Zanlunghi certainly deserves full marks for honesty and, while his disappointment is understandable, shouldn’t a company know what people really think about it? With its products panned by the UK media, dealers voting with their feet, and a public that saw Jeep being about as relevant to their needs as Hummer, where is the surprise in an image incompatible with selling expensive Grand Cherokees? If Jeep really was the prestigious off-road brand fondly imagined by some back in Detroit, it would have sold 22,000 a year in the UK in 2013, not 2,200.

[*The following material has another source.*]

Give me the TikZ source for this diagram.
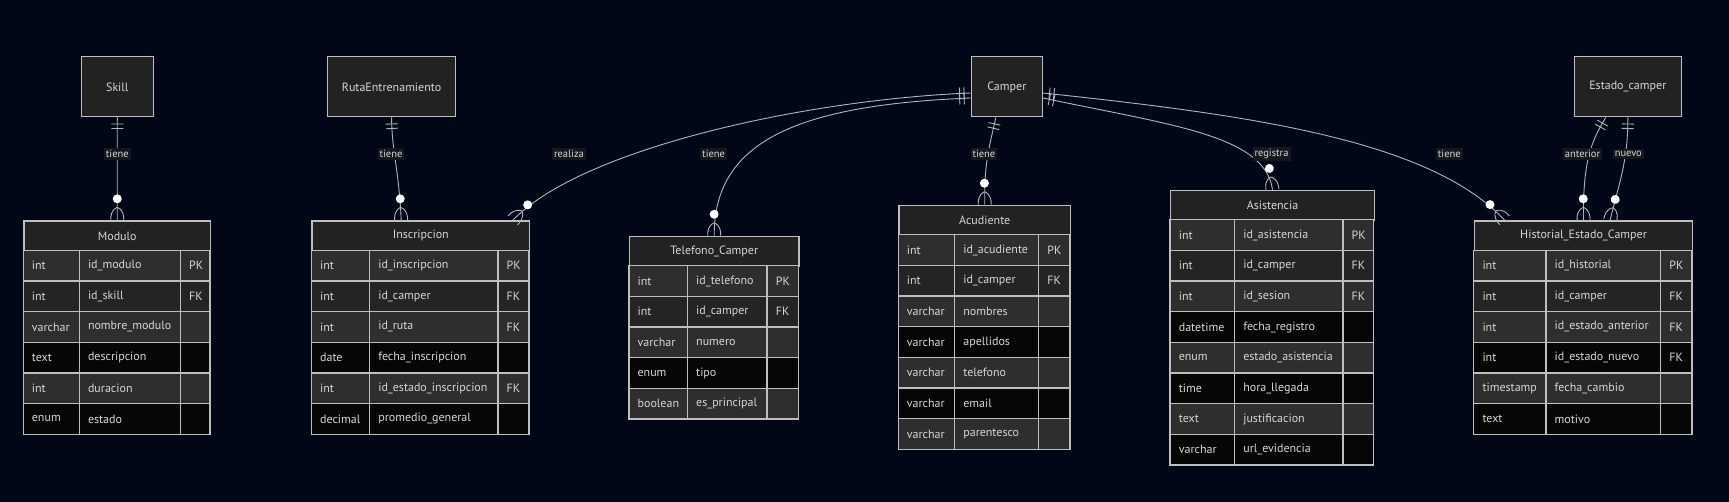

Back in the 1980s it was common for car companies to keep two sets of forecasts – the ones the top managers told each other would happen, and the ones that the market specialists thought would actually happen. When one marketing director was told his forecast was 50% beyond reality, he told his underlings: “That’s fine for you to say: you’re not the one with his backside hanging over the boat with the sharks circling below. I’m telling the board what they want to hear.”

In the same spirit, Ford publicly stuck to a forecast of taking 30% of the UK market at a time when its share had fallen below 25% and its own analysts said it was only going to go one way.

Most companies have got a lot more professional and realistic since then (Ford above all), but there is still a cultural issue around accepting reality. It may seem incredible that in the age of social media, companies are in any doubt what the consumer thinks – the bigger problem might appear to be trying to shut the consumer up for five minutes.

However, the number of new models launched for internal political reasons, rather than actual demand, suggests the much-vaunted social media “conversation” between supplier and consumer is sometimes a dialogue of the deaf.